Suzan Manasreh is a 4th-year Computer Science major studying large-scale computer simulation with Dr. Spencer Bryngelson.

Suzan smiles at the camera, with a simulation on the computer screen behind her.

How long have you been an undergraduate researcher at Georgia Tech?

I got involved with undergraduate research through the Georgia Tech Vertically Integrated Projects (VIP) program in 2023, and then I continued with undergraduate research into 2024 through a Computer Science and Engineering (CSE) lab, so it’s been approximately two years.

How did you get involved with undergraduate research?
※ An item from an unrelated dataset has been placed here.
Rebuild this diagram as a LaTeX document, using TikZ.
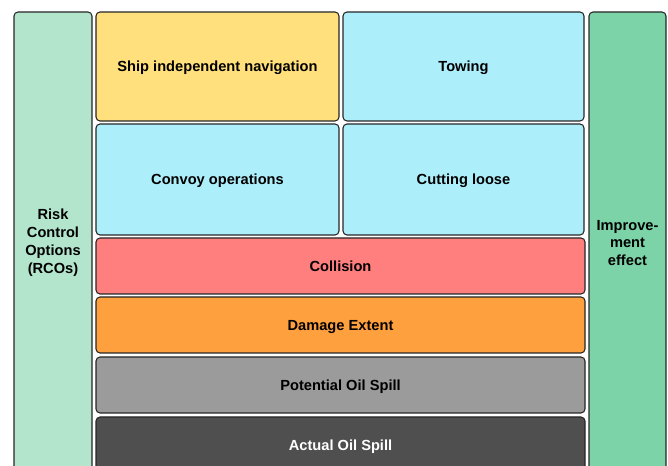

In Fall 2022, I took Computer Organization & Programming and discovered I liked low-level C/C++ programming. From there, I wanted to see where I could apply these skills, and the Rogues Gallery VIP looked like a good fit because I could work on computing applications like machine learning and neural networks with new and upcoming computer hardware. There, I worked on projects specifically on spiking neural networks and real-time object detection with the Jetson platform.
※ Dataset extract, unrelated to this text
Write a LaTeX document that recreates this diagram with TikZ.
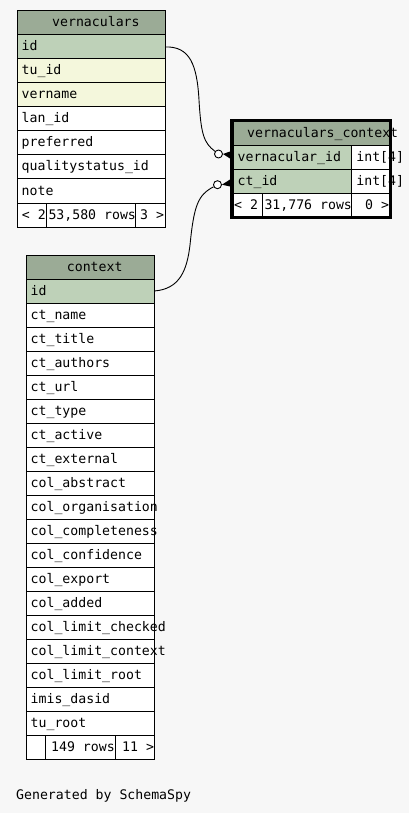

In Fall 2023, I attended the UROC (Undergraduate Research Opportunities in Computing) fair and met the PI for a CSE research group that worked on creating large-scale physics simulations. I was able to join after meeting someone that helped me get started setting up my HPC computing environment and was willing to take me on as a fellow undergraduate researcher.

Suzan concentrates on a chess board on the table in front of her.

What are you working on?

Last summer, I mainly worked on maintaining a large Computational Fluid Dynamics (CFD) simulator and helping it support new types of biophysics simulations. The simulator was called RBC3D, and we used it to simulate blood cells flowing through vessel walls. This project required significant amounts of interdisciplinary knowledge across math, physics, computing, graphics, and even anatomy.
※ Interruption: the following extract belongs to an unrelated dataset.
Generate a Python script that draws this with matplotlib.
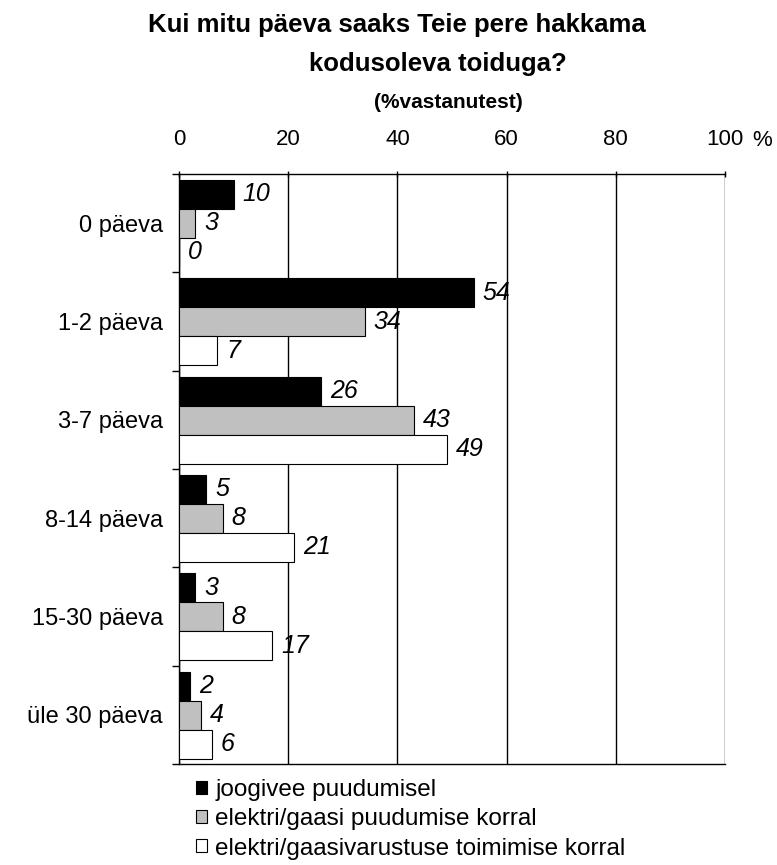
import matplotlib.pyplot as plt
import numpy as np
from matplotlib.patches import Patch

plt.rcParams['font.family'] = ['Liberation Sans', 'DejaVu Sans']

categories = ["0 päeva", "1-2 päeva", "3-7 päeva", "8-14 päeva", "15-30 päeva", "üle 30 päeva"]
series_names = ["joogivee puudumisel",
                "elektri/gaasi puudumise korral",
                "elektri/gaasivarustuse toimimise korral"]
joogivesi = [10, 54, 26, 5, 3, 2]
elekter_puudub = [3, 34, 43, 8, 8, 4]
elekter_toimib = [0, 7, 49, 21, 17, 6]
ticks = [0, 20, 40, 60, 80, 100]


def main():
    fig = plt.figure(figsize=(7.77, 8.65), dpi=100)
    ax = fig.add_axes([0.2304, 0.1168, 0.7027, 0.682])

    series = [joogivesi, elekter_puudub, elekter_toimib]
    colors = ['#000000', '#c0c0c0', '#ffffff']
    n = len(categories)
    h = 0.295
    start = 0.06
    for i, vals in enumerate(series):
        y = np.arange(n) + start + i * h + h / 2
        ax.barh(y, vals, height=h, color=colors[i], edgecolor='#000000', linewidth=0.8,
                zorder=3)
        for yy, v in zip(y, vals):
            ax.annotate(str(v), xy=(v, yy), xytext=(6.5, 0), textcoords='offset points',
                        va='center', ha='left', fontsize=18, style='italic', zorder=4)

    ax.set_xlim(0, 100)
    ax.set_ylim(n, 0)
    ax.xaxis.tick_top()
    ax.set_xticks(ticks)
    ax.set_xticklabels([str(t) for t in ticks], fontsize=16)
    ax.tick_params(axis='x', length=5, width=1, pad=15, direction='inout')
    ax.set_yticks(np.arange(n + 1))
    ax.set_yticklabels([])
    ax.set_yticks(np.arange(n) + 0.5, minor=True)
    ax.set_yticklabels(categories, minor=True, fontsize=17)
    ax.tick_params(axis='y', which='major', length=5, width=1, direction='out')
    ax.tick_params(axis='y', which='minor', length=0, pad=11.5)
    ax.grid(axis='x', color='#000000', linewidth=1, zorder=1)
    for s in ['left', 'right', 'top', 'bottom']:
        ax.spines[s].set_linewidth(1)
    ax.spines['right'].set_visible(False)

    fig.text(762 / 777, 1 - 141 / 865, "%", ha='center', va='center', fontsize=16)
    fig.text(397 / 777, 1 - 25 / 865, "Kui mitu päeva saaks Teie pere hakkama",
             ha='center', va='center', fontsize=18.5, fontweight='bold')
    fig.text(438 / 777, 1 - 64 / 865, "kodusoleva toiduga?",
             ha='center', va='center', fontsize=18.5, fontweight='bold')
    fig.text(448 / 777, 1 - 103 / 865, "(%vastanutest)", ha='center', va='center',
             fontsize=15, fontweight='bold')

    handles = [Patch(facecolor=c, edgecolor='#000000', linewidth=0.8) for c in colors]
    fig.legend(handles, series_names, loc='upper left', bbox_to_anchor=(196 / 777, 1 - 779 / 865),
               frameon=False, fontsize=17.5, handlelength=0.45, handleheight=0.45,
               handletextpad=0.35, labelspacing=0.3, borderaxespad=0, borderpad=0)

    fig.savefig("out.png", dpi=100)


if __name__ == "__main__":
    main()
To illustrate, all the simulation objects were geometrically defined, so many parts of the algorithm were similar to computer graphics applications. Interactions between particles in the simulation used n-body methods from computational chemistry, requiring me to understand and validate all of this. I also had to have a good knowledge of high-performance computing topics because these simulations sometimes required 100’s of CPU cores all communicating and sending data to each other to run.

In the end, I created a simulation of red blood cells flowing through a microaneurysm because I could pull meaningful data from this simulation such as wall shear stress on the blood vessel walls to help predict rupture rates and other similar measures. Whilst the project isn’t completely finished, I got to submit the simulation graphics I helped visualize and ray-trace with Paraview and OSPray to SC24’s Art of HPC contest, and my submission got accepted to be displayed this November!

Suzan's simulation of a blood clot on a computer screen.

 

What is your favorite thing about research/researching?

I really like it when my code works! I frequently have to not only read papers and documentation on topics that are difficult to grasp, but I also have to implement methods from them. This code then gets compiled and used to generate simulation data. When the compiler passes, and I get to see the results of something I implemented working correctly, it feels great!

What are your future plans and how has research influenced them?

I recently completed my research assistantship with the CSE lab that I worked in previously, so I’m currently looking for new opportunities, ideally in areas I’ve worked in before like scientific computing and machine learning. I plan to complete the MS partition of BS/MS in CS program at Georgia Tech with the project option, so I not only get to take classes but get to complete another research project here.